**COLLECTED MATERIAL**
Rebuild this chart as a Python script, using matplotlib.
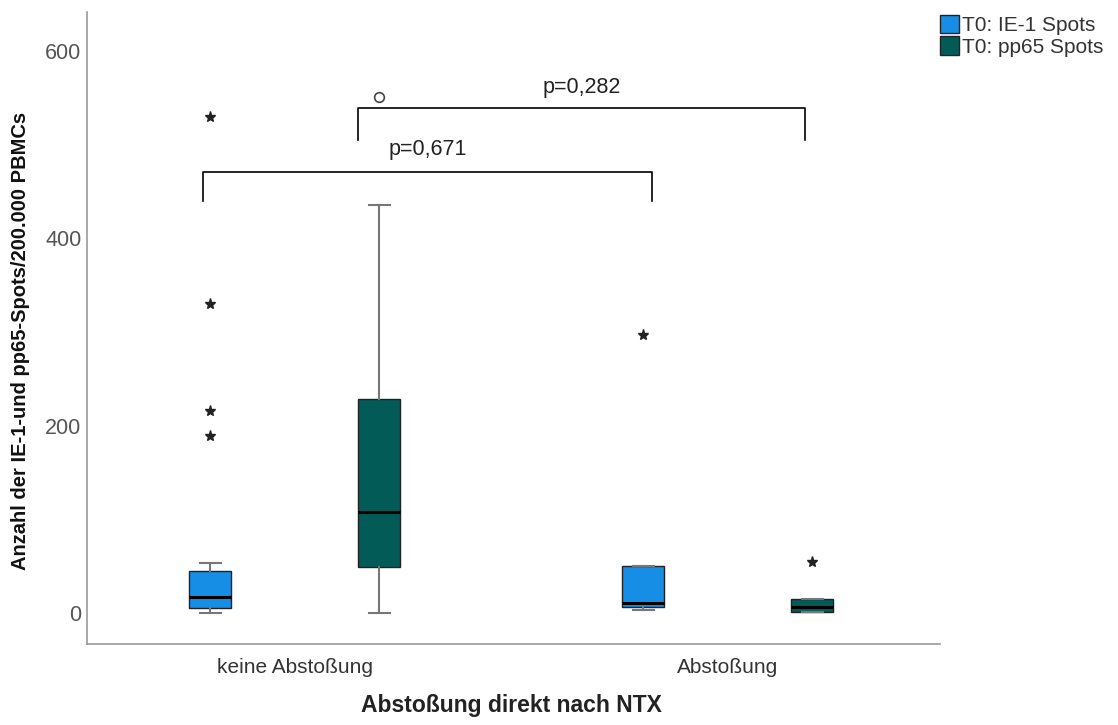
import matplotlib
matplotlib.use("Agg")
import matplotlib.pyplot as plt
from matplotlib.patches import Patch

plt.rcParams["font.family"] = ["Liberation Sans", "DejaVu Sans"]

groups = ["keine Abstoßung", "Abstoßung"]
series = ["T0: IE-1 Spots", "T0: pp65 Spots"]
colors = ["#178ee6", "#035b58"]

# box statistics per series, per group: [whislo, q1, med, q3, whishi]
ie1_stats = [[0, 5, 17, 45, 53], [3, 6, 11, 50, 50]]
pp65_stats = [[0, 49, 108, 228, 435], [1, 1, 6, 15, 15]]
# extreme outliers (stars) and outliers (circles)
ie1_stars = [[529, 330, 215, 189], [297]]
pp65_stars = [[], [54]]
ie1_circles = [[], []]
pp65_circles = [[551], []]

p_labels = ["p=0,671", "p=0,282"]
yticks = [0, 200, 400, 600]

fig = plt.figure(figsize=(11.18, 7.25), dpi=100)
ax = fig.add_axes([0.0778, 0.112, 0.763, 0.871])

offsets = [-0.195, 0.195]
width = 0.097
all_stats = [ie1_stats, pp65_stats]
all_stars = [ie1_stars, pp65_stars]
all_circles = [ie1_circles, pp65_circles]

for si in range(2):
    for gi in range(2):
        lo, q1, med, q3, hi = all_stats[si][gi]
        pos = gi + offsets[si]
        st = dict(whislo=lo, q1=q1, med=med, q3=q3, whishi=hi, fliers=[])
        ax.bxp([st], positions=[pos], widths=width, patch_artist=True,
               showfliers=False,
               boxprops=dict(facecolor=colors[si], edgecolor="#222222", linewidth=1.0),
               medianprops=dict(color="black", linewidth=2.2),
               whiskerprops=dict(color="#777777", linewidth=1.5),
               capprops=dict(color="#777777", linewidth=1.5),
               capwidths=width * 0.5)
        s = all_stars[si][gi]
        if s:
            ax.plot([pos] * len(s), s, linestyle="none", marker="*", markersize=8,
                    color="#222222")
        c = all_circles[si][gi]
        if c:
            ax.plot([pos] * len(c), c, linestyle="none", marker="o", markersize=7,
                    markerfacecolor="white", markeredgecolor="#444444", markeredgewidth=1.2)

# significance brackets
def bracket(x1, x2, y, h, text, ty):
    ax.plot([x1, x1, x2, x2], [y - h, y, y, y - h], color="black", linewidth=1.2)
    ax.text((x1 + x2) / 2, ty, text, ha="center", va="center", fontsize=15.5,
            color="#222222")

bracket(0 + offsets[0] - 0.016, 1 + offsets[0] + 0.02, 471, 31, p_labels[0], 495)
bracket(0 + offsets[1] - 0.048, 1 + offsets[1] - 0.017, 539, 34, p_labels[1], 561)

ax.set_xlim(-0.48, 1.49)
ax.set_ylim(-33, 641)
ax.set_xticks([0, 1])
ax.set_xticklabels(groups, fontsize=15, color="#333333")
ax.set_yticks(yticks)
ax.set_yticklabels([str(v) for v in yticks], fontsize=15.5, color="#555555")
ax.tick_params(length=0, pad=10)
ax.tick_params(axis="y", pad=4)
for sp in ["top", "right"]:
    ax.spines[sp].set_visible(False)
for sp in ["left", "bottom"]:
    ax.spines[sp].set_color("#999999")
    ax.spines[sp].set_linewidth(1.2)

ax.set_xlabel("Abstoßung direkt nach NTX", fontsize=16.5, fontweight="bold",
              color="#222222")
ax.xaxis.label.set_va("center")
ax.xaxis.set_label_coords(0.498, -0.098)
ax.set_ylabel("Anzahl der IE-1-und pp65-Spots/200.000 PBMCs", fontsize=14.5,
              fontweight="bold", color="#111111")
ax.yaxis.label.set_va("center")
ax.yaxis.set_label_coords(-0.0785, 0.48)

handles = [Patch(facecolor=colors[i], edgecolor="#222222", label=series[i]) for i in range(2)]
fig.legend(handles=handles, loc="upper right", bbox_to_anchor=(1.0, 1.0), frameon=False,
           fontsize=15, handlelength=0.9, handleheight=1.0, handletextpad=0.15,
           labelspacing=0.05, borderaxespad=0.3, labelcolor="#333333")

fig.savefig("out.png", dpi=100)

**WHAT YOU SHOULD DO**
Transcribe exactly, with no pictures, the lines running from the first line of the material through the line holding "ax = fig.add_axes([0.0778, 0.112, 0.763, 0.871])".

**EXERCISE ANSWER**
Rebuild this chart as a Python script, using matplotlib.
import matplotlib
matplotlib.use("Agg")
import matplotlib.pyplot as plt
from matplotlib.patches import Patch

plt.rcParams["font.family"] = ["Liberation Sans", "DejaVu Sans"]

groups = ["keine Abstoßung", "Abstoßung"]
series = ["T0: IE-1 Spots", "T0: pp65 Spots"]
colors = ["#178ee6", "#035b58"]

# box statistics per series, per group: [whislo, q1, med, q3, whishi]
ie1_stats = [[0, 5, 17, 45, 53], [3, 6, 11, 50, 50]]
pp65_stats = [[0, 49, 108, 228, 435], [1, 1, 6, 15, 15]]
# extreme outliers (stars) and outliers (circles)
ie1_stars = [[529, 330, 215, 189], [297]]
pp65_stars = [[], [54]]
ie1_circles = [[], []]
pp65_circles = [[551], []]

p_labels = ["p=0,671", "p=0,282"]
yticks = [0, 200, 400, 600]

fig = plt.figure(figsize=(11.18, 7.25), dpi=100)
ax = fig.add_axes([0.0778, 0.112, 0.763, 0.871])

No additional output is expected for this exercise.